Eine Sammlung von Glücksmomenten

von Johannes Malinowski

Wir Leben in einer Zeit, in der unser Alltag stetig schneller und hektischer wird. Alles muss digital laufen, ohne Smartphone geht niemand mehr aus dem Haus. Wie schön wäre es, wenn wir unsere eigene Welt so gestalten könnten, wie wir es wollen. Wenn wir Herr*Frau über alles wären und jeder sich danach richten würde, wie wir es uns wünschen und wie unsere perfekte, schöne neue Welt aussähe. Einen Tag Gott spielen. Klingt ziemlich großspurig und größenwahnsinnig. Doch aus einer gesunden Portion Besessenheit und ein bisschen Glück kann Großes entstehen. Die Brüder Frederik und Gerrit Braun aus Hamburg sind das beste Beispiel dafür.

Die beiden Geschäftsleute kamen im Sommer 2000 im Urlaub auf die Idee, eine Modelleisenbahn zu bauen. Und zwar nicht irgendeine. Es sollte die größte der Welt werden. Etwas noch nie zuvor Dagewesenes. Die spinnen, die Hamburger? Falsch. Aus dem Urlaubstraum entstand bis heute eine 1500 Quadratmeter große Modellwelt mit über 15 Kilometern Modelleisenbahngleis, fahrenden Autos, Schiffen und Flugzeugen im Mini-Format.

Wie kommt man auf so eine verrückte Idee? „Eigentlich ist das ein Fall für den Psychologen“, sagte Gerrit Braun im letzten Jahr in einem Interview mit der „Zeit“. „Unsere Eltern haben sich früh getrennt, unsere Mutter ist gestorben, als wir 18 waren. Erzählungen zufolge war das alles nicht optimal. Aber wir erinnern unsere Kindheit als Traum. Wir haben uns eine eigene Welt geschaffen.“ Sein Zwillingsbruder Frederik ergänzt: „Eine heile, sichere Welt. Wenn du sammelst, gibt es eigentlich nur Glücksmomente.“

Glücksmomente, die wir auf der letzten anp-Redaktionssitzung in Hamburg gesucht haben. Wir hatten das große Glück, ins Miniatur Wunderland in der Speicherstadt eingeladen zu werden. Vor Ort hielten wir Ausschau nach Pfadfinderszenen, von denen wir gehört hatten. Und tatsächlich: Im Bauabschnitt „Schweiz“ wandert eine Pfadi-Gruppe durch die Alpen. Und auch an einem Bahnhof sieht man eine Gruppe rucksacktragender Jugendlicher mit Hemd und Halstuch. Pfadfinden in der schönen neuen Welt im Maßstab 1:87.

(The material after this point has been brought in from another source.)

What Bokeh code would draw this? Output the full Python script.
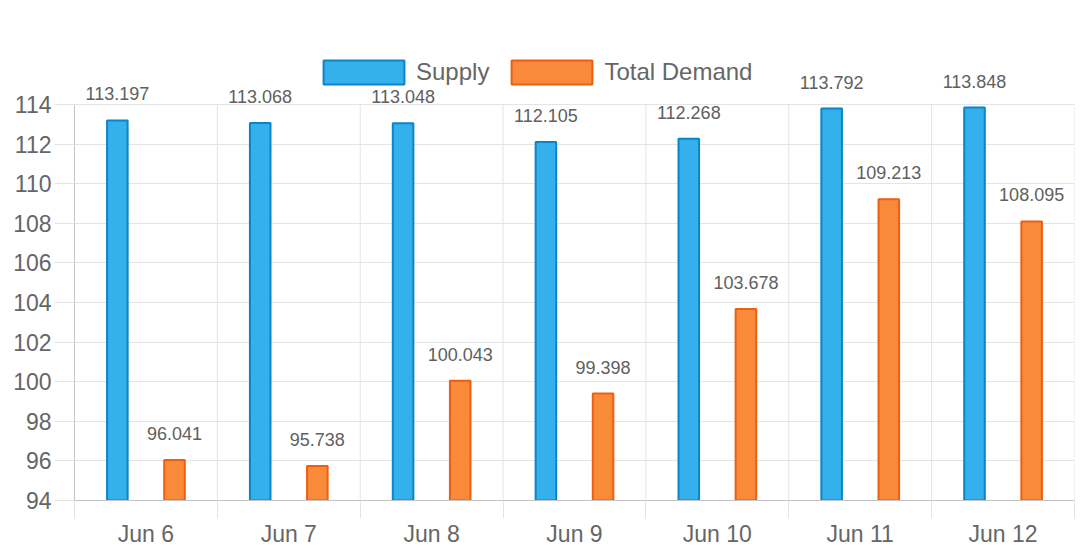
from bokeh.plotting import figure
from bokeh.models import ColumnDataSource, FixedTicker, Range1d, Legend, LegendItem, LabelSet
from bokeh.core.properties import value
from bokeh.embed import file_html
from bokeh.resources import INLINE

dates = ["Jun 6", "Jun 7", "Jun 8", "Jun 9", "Jun 10", "Jun 11", "Jun 12"]
supply = [113.197, 113.068, 113.048, 112.105, 112.268, 113.792, 113.848]
demand = [96.041, 95.738, 100.043, 99.398, 103.678, 109.213, 108.095]
y_ticks = [94, 96, 98, 100, 102, 104, 106, 108, 110, 112, 114]

FONT = "Liberation Sans"
TXT = "#666666"
GRID = "#e4e4e4"
AXIS = "#c4c4c4"
Y_MIN, Y_MAX = 94, 114
# 114 sits at 104 px, 94 at 500 px; frame extended to 50 px for legend/labels
Y_TOP = Y_MAX + (104 - 50) * (Y_MAX - Y_MIN) / (500 - 104)

n = len(dates)
idx = list(range(n))
bounds = list(range(n + 1))
src_s = ColumnDataSource(dict(x=[i + 0.3 for i in idx], top=supply, lab=[str(v) for v in supply]))
src_d = ColumnDataSource(dict(x=[i + 0.7 for i in idx], top=demand, lab=[str(v) for v in demand]))

p = figure(width=1080, height=560, output_backend="svg", toolbar_location=None,
           x_range=Range1d(0, n), y_range=Range1d(Y_MIN, Y_TOP),
           min_border_left=74, min_border_right=6, min_border_top=50, min_border_bottom=60)
p.outline_line_color = None
p.background_fill_color = "white"
p.border_fill_color = "white"

# vertical category grid lines, limited to the value range
p.segment(x0=bounds, y0=[Y_MIN] * len(bounds), x1=bounds, y1=[Y_MAX] * len(bounds),
          line_color=GRID, line_width=1)

BW = 0.144
r1 = p.vbar(x="x", top="top", bottom=Y_MIN, width=BW, source=src_s,
            fill_color="#34b0ec", line_color="#0a85c8", line_width=2)
r2 = p.vbar(x="x", top="top", bottom=Y_MIN, width=BW, source=src_d,
            fill_color="#f98a3a", line_color="#ec5e10", line_width=2)

for src in (src_s, src_d):
    p.add_layout(LabelSet(x="x", y="top", text="lab", source=src, text_align="center",
                          text_baseline="alphabetic", y_offset=20,
                          text_font=value(FONT), text_font_size=value("18px"),
                          text_color=value("#606060")))

# x axis
xt = FixedTicker(ticks=[i + 0.5 for i in idx], minor_ticks=bounds)
p.xaxis.ticker = xt
p.xaxis.major_label_overrides = {i + 0.5: d for i, d in zip(idx, dates)}
p.xaxis.major_tick_out = 0
p.xaxis.major_tick_in = 0
p.xaxis.minor_tick_out = 18
p.xaxis.minor_tick_in = 0
p.xaxis.minor_tick_line_color = GRID
p.xaxis.axis_line_color = AXIS
p.xaxis.major_label_standoff = 2
p.xaxis.major_label_text_font = FONT
p.xaxis.major_label_text_font_size = "23px"
p.xaxis.major_label_text_color = TXT
p.xgrid.visible = False

# y axis
p.yaxis.ticker = FixedTicker(ticks=y_ticks, minor_ticks=[])
p.yaxis.bounds = (Y_MIN, Y_MAX)
p.yaxis.major_tick_out = 20
p.yaxis.major_tick_in = 0
p.yaxis.major_tick_line_color = GRID
p.yaxis.minor_tick_line_color = None
p.yaxis.axis_line_color = AXIS
p.yaxis.major_label_standoff = 3
p.yaxis.major_label_text_font = FONT
p.yaxis.major_label_text_font_size = "23px"
p.yaxis.major_label_text_color = TXT
p.ygrid.grid_line_color = GRID

legend = Legend(items=[LegendItem(label="Supply", renderers=[r1]),
                       LegendItem(label="Total Demand", renderers=[r2])],
                orientation="horizontal", location=(239, 413),
                padding=0, margin=0, spacing=12, label_standoff=2,
                glyph_width=101, glyph_height=30, label_height=24,
                label_text_font=FONT, label_text_font_size="24px",
                label_text_color=TXT, background_fill_alpha=0,
                border_line_color=None)
p.add_layout(legend, "center")

open("out.html", "w").write(file_html(p, INLINE))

Rund 20 Millionen Euro haben die Brüder Braun bisher in ihr Miniatur Wunderland investiert, die Zukunftspläne sind groß. Oft erzählen sie von ihren Träumen, in einen gegenüberliegenden Speicher mittels einer Glasbrücke über den Fleet zu expandieren. Sie selbst leben bescheiden. Der eine am Hamburger Stadtrand, der andere am Flughafen. Mehrmals im Jahr veranstalten sie Events für Leute, die die 15 Euro Eintritt für einen Erwachsenen nicht aufbringen können. Die dürfen die Anlage dann kostenlos besuchen. Auch das ist ein Stück schöne neue, heile Welt.

Dennoch: Man muss kein Millionen-Unternehmen gründen, um an einer besseren Welt zu arbeiten. Aber wie ein friedliches Miteinander aussehen kann, davon kann man sich im Miniatur Wunderland einen guten Eindruck verschaffen.